Cocoa powder health benefits
While cocoa powder antioxidants, specifically procyanidins and epicatechins, are similar to those found in tea, red wine and many fruits and vegetables, the structure of some cocoa flavonoids is unique, giving them even more free-radical-scavenging and metal-binding capacity than flavonoids found in other plant foods. These antioxidants can help lower your blood pressure and maintain safe blood sugar levels, according to a study published in the August 2012 issue of the journal "Food and Function." In the study, volunteers with mildly elevated cholesterol ate two servings of a cocoa product that provided 283 milligrams of cocoa polyphenols per day for eight weeks. Results showed cocoa moderately decreased blood sugar, blood pressure and levels of oxidized lipids.
The anti-inflammatory effects of cocoa powder help prevent artery-clogging plaque formation by decreasing levels of molecules that cause white blood cells to stick to artery walls, according to Harvard Health Publications. A study published in the November 2009 issue of the "American Journal of Clinical Nutrition" found that supplementation with 40 grams of cocoa powder per day for four weeks reduced inflammation and inhibited platelets from sticking together and contributing to atherosclerosis.
Cocoa contains a variety of healthy fats, including as much as 35 percent oleic acid.

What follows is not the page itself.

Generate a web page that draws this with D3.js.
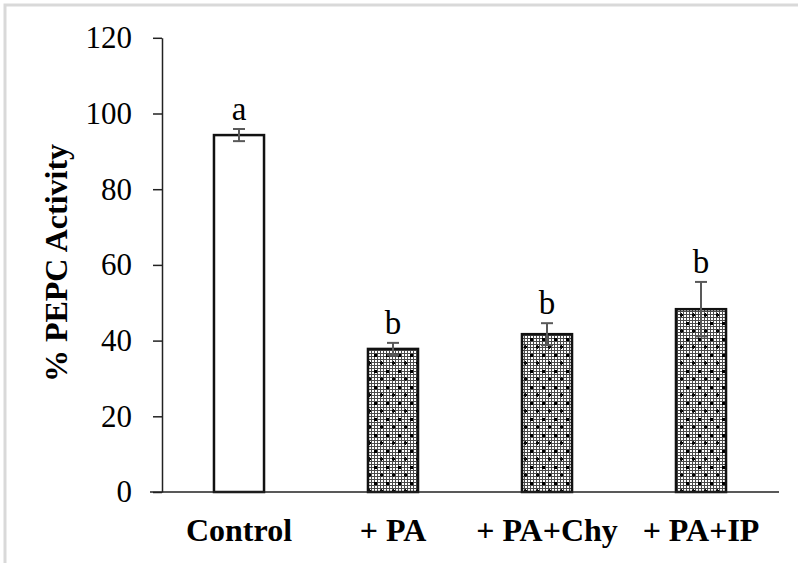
<!DOCTYPE html>
<html lang="en">
  <head>
    <meta charset="utf-8">
    <script src="https://d3js.org/d3.v7.min.js"></script>
    <style>
      body { margin: 0; background: #fff; }
      text { font-family: "Liberation Serif", "Times New Roman", serif; }
    </style>
  </head>
  <body>
    <svg id="chart"></svg>
    <script type="text/javascript">

    // data
    var groups = ["Control", "+ PA", "+ PA+Chy", "+ PA+IP"];
    var means = [94.3, 37.8, 41.7, 48.3];
    var errors = [1.6, 1.6, 2.9, 7.2];
    var letters = ["a", "b", "b", "b"];
    var yTicks = [0, 20, 40, 60, 80, 100, 120];

    var width = 798, height = 563;

    var svg = d3.select("#chart")
      .attr("width", width)
      .attr("height", height);

    // outer frame (only left/top visible in the picture)
    svg.append("rect")
      .attr("x", 5).attr("y", 5)
      .attr("width", 1000).attr("height", 1000)
      .attr("fill", "none")
      .attr("stroke", "#d9d9d9")
      .attr("stroke-width", 3);

    var defs = svg.append("defs");
    // fine grey texture
    var fine = defs.append("pattern")
      .attr("id", "fine")
      .attr("patternUnits", "userSpaceOnUse")
      .attr("width", 3).attr("height", 3);
    fine.append("rect").attr("width", 3).attr("height", 3).attr("fill", "#4a4a4a");
    fine.append("rect").attr("width", 2).attr("height", 2).attr("fill", "#fff");

    // coarse black marks on top
    var coarse = defs.append("pattern")
      .attr("id", "coarse")
      .attr("patternUnits", "userSpaceOnUse")
      .attr("width", 12).attr("height", 16);
    coarse.append("rect").attr("x", 2).attr("y", 2).attr("width", 3).attr("height", 3).attr("fill", "#000");
    coarse.append("rect").attr("x", 8).attr("y", 10).attr("width", 3).attr("height", 2).attr("fill", "#000");
    coarse.append("rect").attr("x", 9).attr("y", 9).attr("width", 1).attr("height", 4).attr("fill", "#111");

    var x = d3.scaleBand()
      .domain(groups)
      .range([162, 778])
      .paddingInner(0.675)
      .paddingOuter(0.3375);

    var y = d3.scaleLinear()
      .domain([0, 120])
      .range([492, 37.8]);

    // y axis
    var yAxis = svg.append("g")
      .attr("transform", "translate(" + x.range()[0] + ",0)")
      .call(d3.axisLeft(y).tickValues(yTicks).tickSize(9).tickSizeOuter(0).tickPadding(21));
    yAxis.select(".domain").attr("stroke", "#222").attr("stroke-width", 1.5);
    yAxis.selectAll(".tick line").attr("stroke", "#222").attr("stroke-width", 1.5);
    yAxis.selectAll(".tick text")
      .attr("font-family", "Liberation Serif")
      .attr("font-size", 31)
      .attr("fill", "#000");

    // bars
    var bars = svg.append("g");
    groups.forEach(function(g, i)
    {
      var bx = x(g), by = y(means[i]), bh = y(0) - y(means[i]);
      if (i == 0)
      {
        bars.append("rect")
          .attr("x", bx).attr("y", by)
          .attr("width", x.bandwidth()).attr("height", bh)
          .attr("fill", "#fff")
          .attr("stroke", "#111")
          .attr("stroke-width", 2.5);
      }
      else
      {
        bars.append("rect")
          .attr("x", bx).attr("y", by)
          .attr("width", x.bandwidth()).attr("height", bh)
          .attr("fill", "url(#fine)");
        bars.append("rect")
          .attr("x", bx).attr("y", by)
          .attr("width", x.bandwidth()).attr("height", bh)
          .attr("fill", "url(#coarse)")
          .attr("stroke", "#111")
          .attr("stroke-width", 2.5);
      }
    });

    // x axis line
    svg.append("line")
      .attr("x1", x.range()[0] - 12).attr("x2", x.range()[1] + 1)
      .attr("y1", y(0)).attr("y2", y(0))
      .attr("stroke", "#222").attr("stroke-width", 1.5);

    // error bars
    var eb = svg.append("g").attr("stroke", "#595959").attr("stroke-width", 2);
    groups.forEach(function(g, i)
    {
      var cx = x(g) + x.bandwidth() / 2;
      var top = y(means[i] + errors[i]), bot = y(means[i] - errors[i]);
      eb.append("line").attr("x1", cx).attr("x2", cx).attr("y1", top).attr("y2", bot);
      eb.append("line").attr("x1", cx - 6).attr("x2", cx + 6).attr("y1", top).attr("y2", top);
      eb.append("line").attr("x1", cx - 6).attr("x2", cx + 6).attr("y1", bot).attr("y2", bot);
    });

    // significance letters
    svg.selectAll(".sig")
      .data(groups)
      .enter()
      .append("text")
      .attr("class", "sig")
      .attr("x", function(d) { return x(d) + x.bandwidth() / 2; })
      .attr("y", function(d, i) { return y(means[i] + errors[i]) - 9; })
      .attr("text-anchor", "middle")
      .attr("font-size", 33)
      .attr("fill", "#000")
      .text(function(d, i) { return letters[i]; });

    // category labels
    svg.selectAll(".cat")
      .data(groups)
      .enter()
      .append("text")
      .attr("class", "cat")
      .attr("x", function(d) { return x(d) + x.bandwidth() / 2; })
      .attr("y", 541)
      .attr("text-anchor", "middle")
      .attr("font-size", 32)
      .attr("font-weight", "bold")
      .attr("fill", "#000")
      .text(function(d) { return d; });

    // y axis title
    svg.append("text")
      .attr("transform", "translate(67,263) rotate(-90)")
      .attr("text-anchor", "middle")
      .attr("font-size", 32)
      .attr("font-weight", "bold")
      .attr("fill", "#000")
      .text("% PEPC Activity");

    </script>
  </body>
</html>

This is the same fatty acid found in olive oil that may increase levels of high-density lipoprotein, or HDL, the good form of cholesterol. A study published in the August 2011 issue of the "European Journal of Clinical Nutrition" found cocoa products and dark chocolate significantly decreased levels of low-density lipoprotein, or LDL, the bad form of cholesterol, in participants who consumed cocoa for two to 12 weeks.
Epicatechins in cocoa may help prevent pancreatic cancer, according to a study published in the October 2012 issue of the "International Journal of Cancer." In the tissue-culture study, cocoa epicatechins slowed the growth of pancreatic cancer cells. In a laboratory animal arm of the study, doses of 25 milligrams per kilogram of body weight inhibited tumor growth. Researchers of a study published in the December 2011 issue of the journal "Molecular Nutrition and Food Research" observed a protective effect of cocoa against colon cancer. In the laboratory animal study, a coca-rich diet helped prevent colon cancer by decreasing oxidative stress and promoting early death of cancer cells.